Right, now that that's over with, let's get into the fun stuff!
========================
Introduction
========================
There is a companion guide to this Guide, the Linux Character Device
Tutorial. This tutorial contains working examples of driver code. It
introduces the reader gently into each aspect of character device driver
writing through experiments which are carried out by the programmer.
This Guide should serve as a reference to both beginning and advanced
driver writers.
-=-=-=-=-=-=-
Some words of thanks:
Many thanks to:
Donald J. Becker (becker@metropolis.super.org)
Don Holzworth (donh@gcx1.ssd.csd.harris.com)
Michael Johnson (johnsonm@stolaf.edu)
Karl Heinz Kremer (khk@raster.kodak.com)
All the driver writers!
...and of course, Linus "Linux" Torvalds and all the guys who helped
develop Linux into a BLOODY KICKIN' O/S!
-=-=-=-=-=-=-
...and now a word of warning:
Messing about with drivers is messing with the kernel. Drivers are run
at the kernel level, and as such are not subject to scheduling. Further,
drivers have access to various kernel structures. Before you actually
write a driver, be *damned* sure of what you are doing, lest you end
up having to re-format your harddrive and re-install Linux!

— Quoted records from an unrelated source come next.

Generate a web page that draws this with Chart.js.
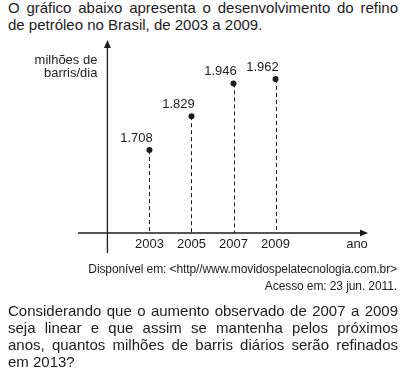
<!DOCTYPE html>
<html>
<head>
<meta charset="utf-8">
<script src="https://cdn.jsdelivr.net/npm/chart.js@4/dist/chart.umd.min.js"></script>
<style>
  body { margin: 0; width: 403px; height: 380px; background: #fff; position: relative; overflow: hidden;
         font-family: "Liberation Sans", Arial, sans-serif; color: #1c1c1c; }
  .para { position: absolute; left: 8px; width: 390px; font-size: 15px; line-height: 17px; }
  .para div { text-align: justify; text-align-last: justify; white-space: nowrap; }
  .para div.last { text-align-last: left; }
  #intro { top: -1px; }
  #question { top: 302px; }
  #source { position: absolute; right: 6px; top: 261px; font-size: 12px; line-height: 17px; text-align: right; letter-spacing: -0.1px; }
  #wrap { position: absolute; left: 0; top: 36px; width: 403px; height: 230px; }
</style>
</head>
<body>
<div class="para" id="intro">
  <div>O gráfico abaixo apresenta o desenvolvimento do refino</div>
  <div class="last">de petróleo no Brasil, de 2003 a 2009.</div>
</div>
<div id="wrap"><canvas id="refinoChart"></canvas></div>
<div id="source">Disponível em: &lt;http//www.movidospelatecnologia.com.br&gt;<br>Acesso em: 23 jun. 2011.</div>
<div class="para" id="question">
  <div>Considerando que o aumento observado de 2007 a 2009</div>
  <div>seja linear e que assim se mantenha pelos próximos</div>
  <div>anos, quantos milhões de barris diários serão refinados</div>
  <div class="last">em 2013?</div>
</div>
<script>
// dados do gráfico
const years = [2003, 2005, 2007, 2009];
const refino = [1.708, 1.829, 1.946, 1.962];
const valueLabels = ["1.708", "1.829", "1.946", "1.962"];
const xTicks = [2003, 2005, 2007, 2009];
const yTitle = ["milhões de", "barris/dia"];
const xTitle = "ano";

const ink = "#1c1c1c";
const font13 = "13px 'Liberation Sans', Arial, sans-serif";

// desenha os eixos com setas, as linhas tracejadas e os textos
const axesPlugin = {
  id: "axesPlugin",
  beforeDatasetsDraw(chart) {
    const { ctx, chartArea, scales } = chart;
    const x = scales.x;
    const y0 = chartArea.bottom;
    const yAxisX = x.getPixelForValue(2001);
    const meta = chart.getDatasetMeta(0);

    ctx.save();
    // linhas tracejadas
    ctx.strokeStyle = ink;
    ctx.lineWidth = 1;
    ctx.setLineDash([4, 3]);
    meta.data.forEach((pt) => {
      ctx.beginPath();
      ctx.moveTo(Math.round(pt.x) + 0.5, pt.y);
      ctx.lineTo(Math.round(pt.x) + 0.5, y0);
      ctx.stroke();
    });
    ctx.setLineDash([]);

    // eixos
    ctx.lineWidth = 1.3;
    ctx.beginPath();
    ctx.moveTo(chartArea.left, y0);
    ctx.lineTo(chartArea.right - 6, y0);
    ctx.moveTo(yAxisX, chartArea.top + 6);
    ctx.lineTo(yAxisX, y0 + 20);
    ctx.stroke();

    // setas
    ctx.fillStyle = ink;
    ctx.beginPath();
    ctx.moveTo(chartArea.right, y0);
    ctx.lineTo(chartArea.right - 8, y0 - 3.5);
    ctx.lineTo(chartArea.right - 8, y0 + 3.5);
    ctx.closePath();
    ctx.fill();
    ctx.beginPath();
    ctx.moveTo(yAxisX, chartArea.top);
    ctx.lineTo(yAxisX - 3.5, chartArea.top + 8);
    ctx.lineTo(yAxisX + 3.5, chartArea.top + 8);
    ctx.closePath();
    ctx.fill();
    ctx.restore();
  },
  afterDatasetsDraw(chart) {
    const { ctx, chartArea, scales } = chart;
    const yAxisX = scales.x.getPixelForValue(2001);
    const meta = chart.getDatasetMeta(0);

    ctx.save();
    ctx.fillStyle = ink;
    ctx.font = font13;
    ctx.textBaseline = "middle";

    // rótulos dos valores
    ctx.textAlign = "center";
    meta.data.forEach((pt, i) => {
      ctx.fillText(valueLabels[i], pt.x - 13, pt.y - 12);
    });

    // título do eixo y
    ctx.textAlign = "right";
    yTitle.forEach((line, i) => {
      ctx.fillText(line, yAxisX - 10, chartArea.top + 20 + i * 13);
    });

    // título do eixo x
    ctx.textAlign = "center";
    ctx.fillText(xTitle, chartArea.right - 11, chartArea.bottom + 11);
    ctx.restore();
  },
};

new Chart(document.getElementById("refinoChart"), {
  type: "scatter",
  data: {
    datasets: [
      {
        data: years.map((yr, i) => ({ x: yr, y: refino[i] })),
        pointRadius: 3,
        pointHoverRadius: 3,
        backgroundColor: ink,
        borderWidth: 0,
      },
    ],
  },
  options: {
    responsive: true,
    maintainAspectRatio: false,
    animation: false,
    events: [],
    layout: { padding: { left: 78, right: 35, top: 4, bottom: 3 } },
    plugins: { legend: { display: false }, tooltip: { enabled: false } },
    scales: {
      x: {
        type: "linear",
        min: 1999.6,
        max: 2013.4,
        grid: { display: false, drawTicks: false },
        border: { display: false },
        afterBuildTicks: (s) => { s.ticks = xTicks.map((v) => ({ value: v })); },
        afterFit: (s) => { s.height = 30; },
        ticks: {
          color: ink,
          padding: 4,
          autoSkip: false,
          maxRotation: 0,
          font: { family: "'Liberation Sans', Arial, sans-serif", size: 13 },
          callback: (v) => String(v),
        },
      },
      y: {
        display: false,
        min: 1.412,
        max: 2.101,
      },
    },
  },
  plugins: [axesPlugin],
});
</script>
</body>
</html>
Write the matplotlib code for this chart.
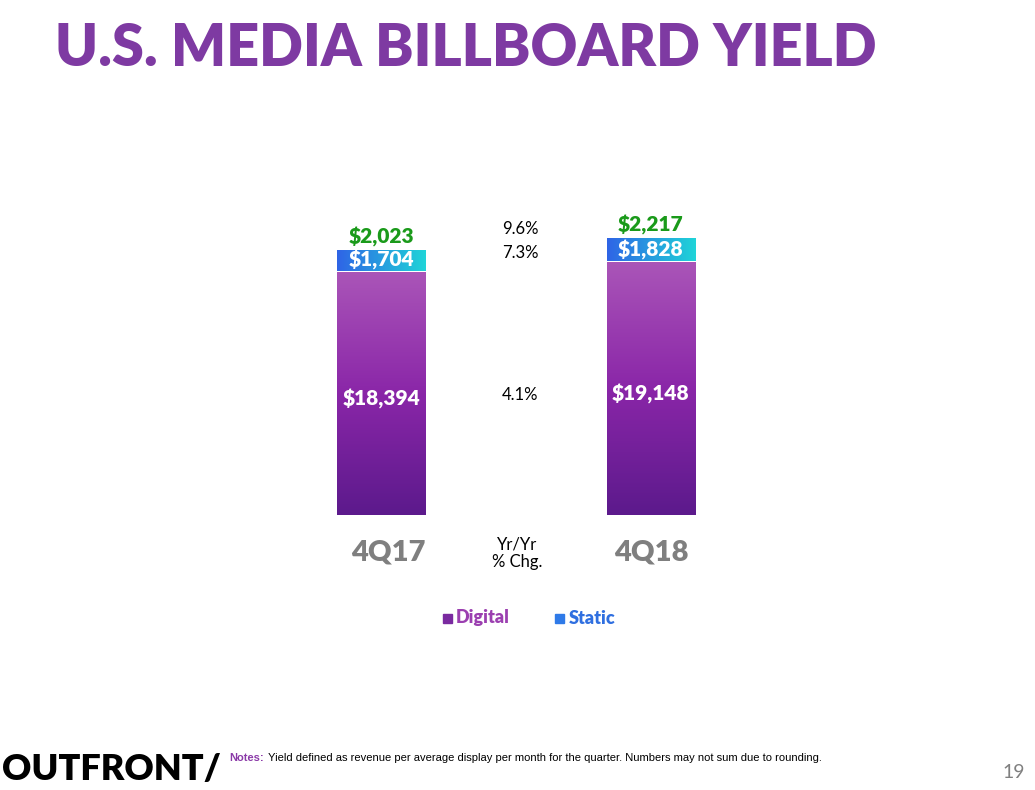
import numpy as np
import matplotlib.pyplot as plt
from matplotlib.colors import LinearSegmentedColormap

quarters = ['4Q17', '4Q18']
digital = [18394, 19148]
static = [1704, 1828]
totals = ['$2,023', '$2,217']
chg_labels = ['9.6%', '7.3%', '4.1%']

W, H = 1035, 790
fig = plt.figure(figsize=(W / 100, H / 100), dpi=100)
plt.rcParams['font.family'] = ['Lato', 'DejaVu Sans']


def px(x, y):
    return x / W, 1 - y / H


# axes mapped so bar centres land at the picture's positions
ax = fig.add_axes([250 / W, (H - 515) / H, 540 / W, 277 / H])
ax.axis('off')

bw = 0.33
purple = np.linspace(0, 1, 256).reshape(-1, 1)
blue = np.linspace(0, 1, 256).reshape(1, -1)
pcm = LinearSegmentedColormap.from_list('p', ['#5c1a8c', '#8a26a8', '#aa55b8'])
bcm = LinearSegmentedColormap.from_list('b', ['#2f64e6', '#1fd4d8'])

for i in range(2):
    x0, x1 = i - bw / 2, i + bw / 2
    ax.imshow(purple, cmap=pcm, aspect='auto', origin='lower',
              extent=[x0, x1, 0, digital[i]], zorder=2)
    ax.imshow(blue, cmap=bcm, aspect='auto',
              extent=[x0, x1, digital[i] + 120, digital[i] + static[i]], zorder=2)
    ax.text(i, digital[i] * 0.48, f'${digital[i]:,}', color='white', fontsize=15,
            fontweight='heavy', ha='center', va='center', zorder=3)
    ax.text(i, digital[i] + static[i] / 2 + 60, f'${static[i]:,}', color='white',
            fontsize=15, fontweight='heavy', ha='center', va='center', zorder=3)
    ax.text(i, digital[i] + static[i] + 250, totals[i], color='#1a9a1a',
            fontsize=15, fontweight='heavy', ha='center', va='bottom', zorder=3)
ax.set_xlim(-0.49, 1.517)
ax.set_ylim(0, 21000)

# Yr/Yr column
for lbl, y in zip(chg_labels, [229, 253, 395]):
    fig.text(*px(520, y), lbl, fontsize=12, ha='center', va='center')
fig.text(*px(517, 553), 'Yr/Yr\n% Chg.', fontsize=12, ha='center', va='center',
         linespacing=1.1)
for q, x in zip(quarters, [388, 651]):
    fig.text(*px(x, 552), q, fontsize=21, fontweight='heavy', color='#7f7f7f',
             ha='center', va='center')

# legend
fig.patches.append(plt.Rectangle(px(443, 623), 9 / W, 9 / H, transform=fig.transFigure,
                                 color='#7a2aa0', figure=fig))
fig.text(*px(456, 618), 'Digital', fontsize=13, fontweight='heavy', color='#9b3fb0',
         va='center')
fig.patches.append(plt.Rectangle(px(555, 623), 9 / W, 9 / H, transform=fig.transFigure,
                                 color='#2f7ae8', figure=fig))
fig.text(*px(569, 618), 'Static', fontsize=13, fontweight='heavy', color='#2f6fe0',
         va='center')

# title
fig.text(*px(55, 48), 'U.S. MEDIA BILLBOARD YIELD', fontsize=41.5, fontweight='heavy',
         color='#7e3aa2', va='center')

# footer
fig.text(*px(2, 770), 'OUTFRONT/', fontsize=26, fontweight='heavy', color='black',
         va='center')
fig.text(*px(229, 758), 'Notes:', fontsize=8, fontweight='bold', color='#8b3aa8',
         va='center', family='Liberation Sans')
fig.text(*px(268, 758), 'Yield defined as revenue per average display per month for the quarter. '
         'Numbers may not sum due to rounding.', fontsize=8, va='center',
         family='Liberation Sans')
fig.text(*px(1025, 772), '19', fontsize=14, color='#808080', ha='right', va='center')

fig.savefig('out.png', dpi=100)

The information in this Guide is as up-to-date as I could make it. It also
has no stamp of approval whatsoever by any of the designers of the kernel.
I am not responsible for damage caused to anything as a result of using this
Guide.
========================
End of Introduction
========================
Kernal-callable functions:
--------------------------
Note: There is no close for a character device. There is only release.

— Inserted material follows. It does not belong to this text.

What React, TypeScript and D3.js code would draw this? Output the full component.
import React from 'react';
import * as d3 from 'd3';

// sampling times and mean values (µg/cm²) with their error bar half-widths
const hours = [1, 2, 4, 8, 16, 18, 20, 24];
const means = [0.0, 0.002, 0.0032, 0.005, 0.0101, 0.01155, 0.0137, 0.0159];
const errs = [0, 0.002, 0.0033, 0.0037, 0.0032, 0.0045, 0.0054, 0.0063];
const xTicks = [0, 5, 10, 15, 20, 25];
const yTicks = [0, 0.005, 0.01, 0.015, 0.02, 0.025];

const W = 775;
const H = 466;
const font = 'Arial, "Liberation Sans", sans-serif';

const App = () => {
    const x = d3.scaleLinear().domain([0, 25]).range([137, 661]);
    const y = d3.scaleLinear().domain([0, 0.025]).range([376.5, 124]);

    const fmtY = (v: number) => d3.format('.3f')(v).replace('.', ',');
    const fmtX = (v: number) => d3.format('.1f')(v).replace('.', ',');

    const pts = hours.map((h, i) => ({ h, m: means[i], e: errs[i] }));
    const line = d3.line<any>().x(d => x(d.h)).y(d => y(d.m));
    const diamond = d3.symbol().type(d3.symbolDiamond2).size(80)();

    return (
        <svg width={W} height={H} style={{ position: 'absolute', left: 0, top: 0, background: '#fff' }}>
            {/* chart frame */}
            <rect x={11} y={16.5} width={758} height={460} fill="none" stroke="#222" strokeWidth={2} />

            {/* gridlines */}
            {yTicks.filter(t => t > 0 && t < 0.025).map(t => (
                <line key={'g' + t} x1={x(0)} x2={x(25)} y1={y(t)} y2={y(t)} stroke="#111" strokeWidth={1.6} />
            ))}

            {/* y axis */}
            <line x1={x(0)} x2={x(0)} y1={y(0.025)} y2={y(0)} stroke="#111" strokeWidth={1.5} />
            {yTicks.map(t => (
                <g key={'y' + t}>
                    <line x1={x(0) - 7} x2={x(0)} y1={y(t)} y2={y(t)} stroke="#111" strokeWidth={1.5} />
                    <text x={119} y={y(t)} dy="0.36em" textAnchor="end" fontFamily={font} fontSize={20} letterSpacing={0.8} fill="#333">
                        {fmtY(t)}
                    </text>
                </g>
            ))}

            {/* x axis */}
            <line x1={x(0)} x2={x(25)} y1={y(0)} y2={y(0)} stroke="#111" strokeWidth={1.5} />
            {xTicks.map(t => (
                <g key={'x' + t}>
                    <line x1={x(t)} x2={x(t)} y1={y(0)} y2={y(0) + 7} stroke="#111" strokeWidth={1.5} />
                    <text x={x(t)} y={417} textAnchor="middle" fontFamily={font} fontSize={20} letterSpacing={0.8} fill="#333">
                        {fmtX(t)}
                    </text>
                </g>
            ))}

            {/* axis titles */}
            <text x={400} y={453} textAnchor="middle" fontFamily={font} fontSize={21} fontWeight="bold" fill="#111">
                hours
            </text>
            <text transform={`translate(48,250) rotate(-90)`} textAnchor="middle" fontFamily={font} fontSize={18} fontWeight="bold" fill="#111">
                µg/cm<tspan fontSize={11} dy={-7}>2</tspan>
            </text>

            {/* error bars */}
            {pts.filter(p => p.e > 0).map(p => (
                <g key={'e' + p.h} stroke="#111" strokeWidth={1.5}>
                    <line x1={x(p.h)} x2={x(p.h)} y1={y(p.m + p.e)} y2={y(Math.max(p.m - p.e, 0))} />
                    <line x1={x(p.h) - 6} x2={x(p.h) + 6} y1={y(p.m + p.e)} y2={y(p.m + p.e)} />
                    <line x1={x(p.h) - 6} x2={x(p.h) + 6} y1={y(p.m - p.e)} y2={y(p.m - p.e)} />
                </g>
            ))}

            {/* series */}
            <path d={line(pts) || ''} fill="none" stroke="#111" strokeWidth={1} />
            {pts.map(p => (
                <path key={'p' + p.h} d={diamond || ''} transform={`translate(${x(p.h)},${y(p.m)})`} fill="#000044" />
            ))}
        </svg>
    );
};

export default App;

See the file data structure below to find out how to determine the number
of processes which have the device open.
-=-=-=-=-=-=-=-
init : Initializes the driver on bootup.
unsigned long driver_init(unsigned long kmem_start, unsigned long kmem_end)
Arguments: kmem_start -- the start of kernel memory
kmem_end -- the end of kernel memory
Returns: The new start of kernel memory. This will be different from the
kmem_start argument if you want to allocate memory for the driver.

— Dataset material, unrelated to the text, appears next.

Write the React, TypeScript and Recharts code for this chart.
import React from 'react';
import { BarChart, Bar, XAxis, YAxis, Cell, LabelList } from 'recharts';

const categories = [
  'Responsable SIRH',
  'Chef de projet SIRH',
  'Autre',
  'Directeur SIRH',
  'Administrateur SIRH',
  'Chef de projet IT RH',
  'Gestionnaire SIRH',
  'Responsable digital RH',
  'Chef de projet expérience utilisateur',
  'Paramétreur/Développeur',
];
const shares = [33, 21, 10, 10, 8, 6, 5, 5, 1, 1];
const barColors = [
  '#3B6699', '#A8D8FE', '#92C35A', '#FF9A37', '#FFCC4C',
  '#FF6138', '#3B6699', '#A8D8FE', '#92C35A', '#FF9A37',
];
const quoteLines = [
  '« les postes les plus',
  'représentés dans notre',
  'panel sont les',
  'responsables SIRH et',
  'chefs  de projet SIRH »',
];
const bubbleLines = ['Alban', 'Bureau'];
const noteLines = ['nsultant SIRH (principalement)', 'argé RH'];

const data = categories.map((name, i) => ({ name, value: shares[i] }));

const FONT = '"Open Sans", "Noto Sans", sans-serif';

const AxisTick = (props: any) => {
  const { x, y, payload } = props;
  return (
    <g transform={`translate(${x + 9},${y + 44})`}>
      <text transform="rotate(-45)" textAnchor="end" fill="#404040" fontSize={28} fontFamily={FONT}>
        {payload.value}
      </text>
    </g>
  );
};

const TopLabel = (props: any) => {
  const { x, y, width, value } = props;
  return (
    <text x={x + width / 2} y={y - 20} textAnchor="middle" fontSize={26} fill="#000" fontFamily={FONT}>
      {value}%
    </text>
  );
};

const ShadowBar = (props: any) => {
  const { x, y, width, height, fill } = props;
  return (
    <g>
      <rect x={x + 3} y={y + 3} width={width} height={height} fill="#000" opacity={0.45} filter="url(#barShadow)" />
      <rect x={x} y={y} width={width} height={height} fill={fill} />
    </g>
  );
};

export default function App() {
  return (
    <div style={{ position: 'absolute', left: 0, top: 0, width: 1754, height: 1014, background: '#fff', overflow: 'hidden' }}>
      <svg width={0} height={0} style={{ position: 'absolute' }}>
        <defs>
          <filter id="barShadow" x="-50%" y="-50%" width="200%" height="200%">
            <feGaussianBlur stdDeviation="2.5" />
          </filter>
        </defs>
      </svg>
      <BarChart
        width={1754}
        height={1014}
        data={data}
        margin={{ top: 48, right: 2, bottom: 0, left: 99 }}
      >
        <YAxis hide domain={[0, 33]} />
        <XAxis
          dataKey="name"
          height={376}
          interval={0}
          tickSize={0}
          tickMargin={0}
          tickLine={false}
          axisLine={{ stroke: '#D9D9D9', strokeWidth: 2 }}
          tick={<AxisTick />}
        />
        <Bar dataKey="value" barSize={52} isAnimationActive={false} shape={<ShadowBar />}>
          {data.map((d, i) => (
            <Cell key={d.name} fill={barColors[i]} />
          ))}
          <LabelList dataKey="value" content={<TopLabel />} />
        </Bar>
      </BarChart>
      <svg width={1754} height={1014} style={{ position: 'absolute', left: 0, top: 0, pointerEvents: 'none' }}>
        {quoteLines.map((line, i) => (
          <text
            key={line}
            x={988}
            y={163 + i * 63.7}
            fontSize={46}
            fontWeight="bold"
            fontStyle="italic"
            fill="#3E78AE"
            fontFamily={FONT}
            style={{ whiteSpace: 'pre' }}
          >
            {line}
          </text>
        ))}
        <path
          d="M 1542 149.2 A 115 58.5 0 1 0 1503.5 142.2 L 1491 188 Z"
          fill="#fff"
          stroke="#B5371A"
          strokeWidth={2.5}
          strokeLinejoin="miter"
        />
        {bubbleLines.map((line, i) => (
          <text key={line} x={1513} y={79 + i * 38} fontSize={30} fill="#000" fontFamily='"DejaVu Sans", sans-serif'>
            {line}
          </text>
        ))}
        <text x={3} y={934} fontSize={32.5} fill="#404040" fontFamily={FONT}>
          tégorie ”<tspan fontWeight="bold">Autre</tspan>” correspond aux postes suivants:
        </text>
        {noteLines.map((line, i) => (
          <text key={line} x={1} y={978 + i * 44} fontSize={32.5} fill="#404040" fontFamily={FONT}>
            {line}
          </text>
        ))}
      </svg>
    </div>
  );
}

The arguments you use depends on what you want to do. Remember that since
you are going to add your init function to kernel/chr_dev/mem.c, you can
make your call anything you like, but you have access to the kernel memory
start and end.
Generally, the init function initializes the driver and hardware, and
displays some message telling of the availability of the driver and
hardware. In addition, the register_chrdev function is usually called here.
**************
open : Open a device
static int driver_open(struct inode * inode, struct file * file)
Arguments: inode -- pointer to the inode structure for this device
file -- pointer to the file structure for this device
Returns: 0 on success,
-errno on error.
This function is called whenever a process performs open (or fopen) on
the device special file. If there is no open function for the driver,
nothing spectacular happens. As long as the /dev file exists, the
open will succeed.
**************
read : Read from a device
static int driver_read(struct inode * inode, struct file * file,
char * buffer, int count)
Arguments: inode -- pointer to the inode structure for this device
file -- pointer to the file structure for this device
buffer -- pointer to the buffer in user space to read into
count -- the number of bytes to read
Returns: -errno on error
>=0 : the number of bytes actually read
If there is no read function for the driver, read calls will return EINVAL.
**************
write : Write to a device
static int driver_write(struct inode * inode, struct file * file,
char * buffer, int count)
Arguments: inode -- pointer to the inode structure for this device
file -- pointer to the file structure for this device
buffer -- pointer to the buffer in user space to write from
count -- the number of bytes to write
Returns: -errno on error
>=0 : the number of bytes actually written
If there is no write function for the driver, write calls will return
EINVAL.
**************
lseek : Change the position offset of the device
static int driver_lseek(struct inode * inode, struct file * file,
off_t offset, int origin)
Arguments: inode -- pointer to the inode structure for this device
file -- pointer to the file structure for this device
offset -- offset from origin to move to (bytes)
origin -- origin to move from :
0 = from origin 0 (beginning)
1 = from current position
2 = from end
Returns: -errno on error
>=0 : the position after the move
See Also: Data Structure 'file'
If there is no lseek function for the driver, the kernel will take the default
seek action, which is to alter the file->f_pos element. For origins of 2,
the default action results in -EINVAL if file->f_inode is NULL, or it
sets file->f_pos to file->f_inode->i_size + offset otherwise.
**************
ioctl : Various device-dependent services
static int driver_ioctl(struct inode *inode, struct file *file,
unsigned int cmd, unsigned long arg)
Arguments: inode -- pointer to the inode structure for this device
file -- pointer to the file structure for this device
cmd -- the user-defined command to perform
arg -- the user-defined argument. You may use this
as a pointer to user space, since sizeof(long)==
sizeof(void *).
Returns: -errno on error
>=0 : whatever you like! (user-defined)
For cmd, FIOCLEX, FIONCLEX, FIONBIO, and FIOASYNC are already defined.
See the file linux/fs/ioctl.c, sys_ioctl to find out what they do.
If there is no ioctl call for the driver, and the ioctl command performed
is not one of the four types listed here, ioctl will return -EINVAL.
**************
select : Performs the select call on the device:
static int driver_select(struct inode *inode, struct file *file,
int sel_type, select_table * wait)
Arguments: inode -- pointer to the inode structure for this device
file -- pointer to the file structure for this device
sel_type -- the select type to perform :
SEL_IN (read)
SEL_OUT (write)
SEL_EX (exception)
wait -- see the section "Some Notes" for select.
Returns: 0 if the device is not ready to perform the sel_type operation
!=0 if it is.
See the "Some Notes" section 'way below on information on h